The issue presented by this appeal is whether benefits due under the disability retirement section (OCGA § 47-2-123) of the statutes governing the Employees’ Retirement System of Georgia must be calculated in reference to OCGA § 47-1-120 (c) and (d), which allow the eligibility for service retirement benefits as if the member were age 65, regardless of the member’s age, if the member has tendered thirty or thirty-four years of service, respectively. The trial judge summarized his view that the legislature would not pass legislation graduating the level of projection that a disability applicant is entitled to in accordance with actual years of service established at the time of the application if it intended the applicant to be further entitled to an additional projection by application of the provisions contained in OCGA § 47-2-120 (c) and (d). The trial judge agreed with Op. Att’y Gen. No. 87-9 (February 25, 1987), which points out that the later cited Code section is only available to those persons seeking a service retirement allowance and not those whose retirement allowance is based on the death, disability, or involuntary separation of a member. We agree with the trial judge and adopt the following language of the trial court’s order:
“Plaintiff’s entitlement to a disability allowance is provided by O.C.G.A. § 47-2-123(c) (1). Under this section, Plaintiff receives 75% of the service retirement allowance he would have received at age 60. O.C.G.A. § 47-2-123(c) (1). Thus, his allowance is based on a hypothetical age of 60 and 37 years of service — 16 plus years of actual service and approximately 20 years of additional projected service representing the difference between his age at retirement (39 years) and age 60. The ERS subjected his allowance to an age reduction factor of 25% representing a 5% reduction for each year between the hypothetical age of 60 and age 65.
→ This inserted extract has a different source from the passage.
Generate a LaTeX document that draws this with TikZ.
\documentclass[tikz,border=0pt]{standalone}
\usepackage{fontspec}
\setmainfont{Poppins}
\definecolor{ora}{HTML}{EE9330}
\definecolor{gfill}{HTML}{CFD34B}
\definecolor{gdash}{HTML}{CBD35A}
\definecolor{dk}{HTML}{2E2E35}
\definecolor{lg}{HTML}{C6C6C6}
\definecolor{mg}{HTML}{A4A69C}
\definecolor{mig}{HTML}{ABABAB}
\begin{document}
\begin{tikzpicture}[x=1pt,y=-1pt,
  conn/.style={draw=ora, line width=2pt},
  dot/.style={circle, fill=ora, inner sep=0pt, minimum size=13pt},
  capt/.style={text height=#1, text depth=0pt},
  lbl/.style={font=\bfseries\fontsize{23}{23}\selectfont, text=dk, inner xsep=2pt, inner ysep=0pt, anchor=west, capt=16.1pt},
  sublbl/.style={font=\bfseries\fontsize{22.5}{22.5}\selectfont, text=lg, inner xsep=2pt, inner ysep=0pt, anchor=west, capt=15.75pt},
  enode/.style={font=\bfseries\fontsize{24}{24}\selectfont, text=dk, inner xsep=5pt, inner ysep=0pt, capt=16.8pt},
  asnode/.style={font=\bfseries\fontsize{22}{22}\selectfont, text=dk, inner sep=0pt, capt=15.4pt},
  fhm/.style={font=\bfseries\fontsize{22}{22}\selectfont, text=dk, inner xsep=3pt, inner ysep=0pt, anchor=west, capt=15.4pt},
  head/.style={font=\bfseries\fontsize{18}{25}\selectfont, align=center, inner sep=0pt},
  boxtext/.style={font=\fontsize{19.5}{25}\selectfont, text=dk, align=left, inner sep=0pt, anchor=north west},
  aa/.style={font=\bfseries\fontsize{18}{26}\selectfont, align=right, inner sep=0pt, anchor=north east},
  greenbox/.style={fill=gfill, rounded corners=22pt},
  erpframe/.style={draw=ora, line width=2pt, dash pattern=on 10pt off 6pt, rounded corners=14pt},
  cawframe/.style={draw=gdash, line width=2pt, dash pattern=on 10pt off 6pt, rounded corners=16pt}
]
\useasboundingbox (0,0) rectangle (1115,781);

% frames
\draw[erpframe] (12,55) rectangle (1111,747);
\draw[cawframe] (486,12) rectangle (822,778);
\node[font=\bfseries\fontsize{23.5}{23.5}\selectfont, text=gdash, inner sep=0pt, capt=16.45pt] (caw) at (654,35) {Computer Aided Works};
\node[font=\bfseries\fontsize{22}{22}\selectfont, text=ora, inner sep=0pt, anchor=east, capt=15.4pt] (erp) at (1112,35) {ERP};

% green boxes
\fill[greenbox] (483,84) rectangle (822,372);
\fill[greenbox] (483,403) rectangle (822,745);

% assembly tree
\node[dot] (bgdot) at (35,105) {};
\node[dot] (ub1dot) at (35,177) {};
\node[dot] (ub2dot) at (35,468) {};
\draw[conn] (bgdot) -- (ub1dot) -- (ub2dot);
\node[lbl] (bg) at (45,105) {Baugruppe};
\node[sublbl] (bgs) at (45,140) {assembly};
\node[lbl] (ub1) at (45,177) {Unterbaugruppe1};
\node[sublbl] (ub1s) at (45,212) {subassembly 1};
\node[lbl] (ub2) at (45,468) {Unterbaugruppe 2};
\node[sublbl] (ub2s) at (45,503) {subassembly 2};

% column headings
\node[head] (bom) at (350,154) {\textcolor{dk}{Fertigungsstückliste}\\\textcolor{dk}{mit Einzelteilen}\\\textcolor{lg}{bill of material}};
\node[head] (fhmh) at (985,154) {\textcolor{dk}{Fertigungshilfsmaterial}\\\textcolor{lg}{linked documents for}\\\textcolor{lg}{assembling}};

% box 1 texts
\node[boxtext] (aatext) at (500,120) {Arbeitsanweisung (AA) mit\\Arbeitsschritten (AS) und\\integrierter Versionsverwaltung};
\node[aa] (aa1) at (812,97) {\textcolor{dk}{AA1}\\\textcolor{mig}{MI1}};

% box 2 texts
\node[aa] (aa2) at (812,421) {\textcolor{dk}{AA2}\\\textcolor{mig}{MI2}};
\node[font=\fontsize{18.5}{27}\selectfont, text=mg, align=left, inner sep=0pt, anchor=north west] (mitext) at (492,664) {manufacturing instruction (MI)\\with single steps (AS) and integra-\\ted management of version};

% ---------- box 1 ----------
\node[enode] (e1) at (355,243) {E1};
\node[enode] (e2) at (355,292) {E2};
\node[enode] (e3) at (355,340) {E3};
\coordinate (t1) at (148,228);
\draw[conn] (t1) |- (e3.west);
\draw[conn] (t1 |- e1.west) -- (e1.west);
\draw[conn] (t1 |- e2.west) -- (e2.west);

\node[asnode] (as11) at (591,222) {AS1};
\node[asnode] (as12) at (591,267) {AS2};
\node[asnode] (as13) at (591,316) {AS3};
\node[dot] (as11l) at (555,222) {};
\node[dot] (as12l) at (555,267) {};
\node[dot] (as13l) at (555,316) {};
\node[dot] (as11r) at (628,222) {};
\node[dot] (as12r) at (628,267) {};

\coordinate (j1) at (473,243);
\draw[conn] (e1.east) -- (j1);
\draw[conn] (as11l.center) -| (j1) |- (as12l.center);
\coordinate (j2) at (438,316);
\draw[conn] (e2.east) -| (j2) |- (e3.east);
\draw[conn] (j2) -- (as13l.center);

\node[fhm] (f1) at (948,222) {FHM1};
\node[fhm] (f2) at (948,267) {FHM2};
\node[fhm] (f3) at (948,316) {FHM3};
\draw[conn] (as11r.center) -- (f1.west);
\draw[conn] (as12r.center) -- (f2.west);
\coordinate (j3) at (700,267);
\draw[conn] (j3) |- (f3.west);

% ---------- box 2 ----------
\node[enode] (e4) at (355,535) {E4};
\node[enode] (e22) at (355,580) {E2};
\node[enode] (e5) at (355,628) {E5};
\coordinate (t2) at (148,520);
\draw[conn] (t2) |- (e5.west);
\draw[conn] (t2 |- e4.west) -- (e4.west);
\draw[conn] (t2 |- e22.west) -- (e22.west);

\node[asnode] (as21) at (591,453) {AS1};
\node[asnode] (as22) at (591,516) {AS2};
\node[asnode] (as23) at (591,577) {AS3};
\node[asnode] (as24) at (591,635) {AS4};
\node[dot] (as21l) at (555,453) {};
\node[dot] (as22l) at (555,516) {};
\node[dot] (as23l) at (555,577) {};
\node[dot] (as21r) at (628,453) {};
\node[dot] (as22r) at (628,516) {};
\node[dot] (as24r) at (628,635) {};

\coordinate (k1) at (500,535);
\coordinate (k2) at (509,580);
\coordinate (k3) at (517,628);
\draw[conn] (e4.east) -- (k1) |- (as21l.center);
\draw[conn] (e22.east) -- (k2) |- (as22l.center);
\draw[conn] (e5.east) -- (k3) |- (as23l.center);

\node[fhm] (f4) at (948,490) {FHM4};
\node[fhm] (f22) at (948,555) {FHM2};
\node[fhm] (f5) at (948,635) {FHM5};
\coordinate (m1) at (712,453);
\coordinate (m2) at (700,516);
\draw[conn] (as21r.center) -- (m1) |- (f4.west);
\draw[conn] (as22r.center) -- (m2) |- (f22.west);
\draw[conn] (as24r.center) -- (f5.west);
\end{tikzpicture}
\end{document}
“Plaintiff contends that his allowance should not have been subject to an age reduction factor under the exceptions of O.C.G.A. § 47-2-120(c) or (d) because he is deemed to have 37 years of service under O.C.G.A. § 47-2-123(c) (1) and that the “service retirement allowance” specified in O.C.G.A. § 47-2-123(c) (1) must be calculated pursuant to O.C.G.A. § 47-2-120(c) and (d). Conversely, Defendant contends that the exceptions contained in O.C.G.A. § 47-2-120(c) and (d) apply only to the calculation of a service retirement allowance and not to a disability allowance.
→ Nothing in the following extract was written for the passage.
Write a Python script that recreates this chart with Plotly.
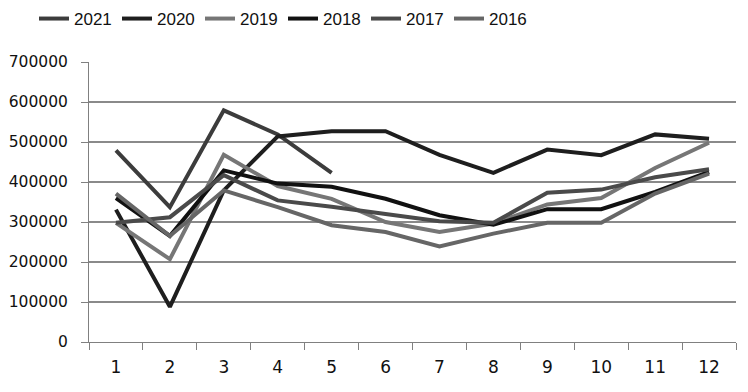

“Official Code of Georgia Annotated 47-2-123(c) provides that ‘any member who is under 60 years of age shall receive ... a disability allowance which shall consist of’ the retirement allowances pro*598vided for in subparagraphs (1) through (4). Under the graduated scheme of these subparagraphs, the projection in age factor to which an applicant is entitled varies in accordance with the number of years of service established at the time the disability application is filed.
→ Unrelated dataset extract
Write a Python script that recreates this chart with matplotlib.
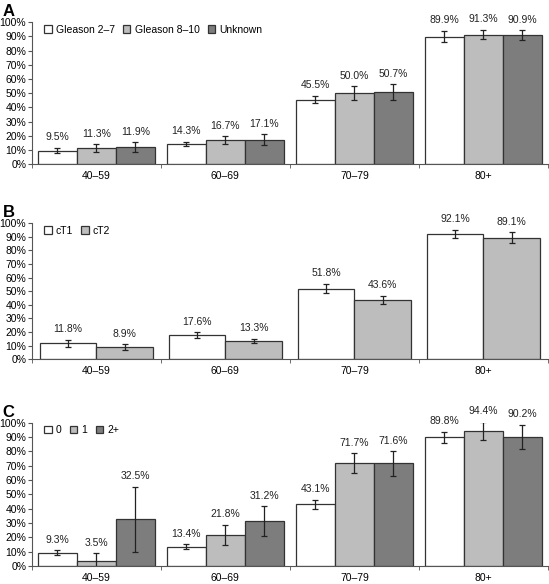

“It is a fundamental rule of statutory construction that where the language of a statute is plain and unambiguous, the terms used therein should be given their common and ordinary meaning. Board of Tax Assessors of Decatur Co. v. Catledge, 173 Ga. 656 (1931); Standard Steel Works. Co. v. Williams, 155 Ga. 177 (1922). The language of O.C.G.A. § 47-2-123 is clear on its face, and in light of the way this disability statute is drawn, it would be redundant to read O.C.G.A. § 47-2-123(c) in conjunction with O.C.G.A. § 47-2-120(c) or (d). Clearly, the General Assembly would not pass legislation which would graduate the level of projection a disability applicant is entitled to in accordance with his actual years of service established at the time of application if it intended the applicant to be entitled to an additional projection by application of the provisions contained in O. C.G.A. § 47-2-120(c) or (d). See, e.g., Board of Trustees v. Christ[y], 246 Ga. 553 (1980) (it is presumed that the General Assembly would not enact legislation without reason). For the foregoing reasons and under the facts of this case, the Court holds that O.C.G.A. § 47-2-123(c) does not require reference to O.C.G.A. § 47-2-120(c) or (d), since sdch reference would create a projection on top of a projection, and that under O.C.G.A. § 47-2-123(c) (1) the ERS may properly apply its age reduction factor. It follows that the ERS correctly calculated Plaintiff’s benefits.”
Since the trial court has correctly analyzed the applicability of the Code sections as to disability retirement, we affirm the trial court’s decision.
Judgment affirmed.
Carley, C. J., McMurray, P. J., Banke, P. J., Birdsong and Sognier, JJ., concur. Pope, Beasley and Cooper, JJ., dissent.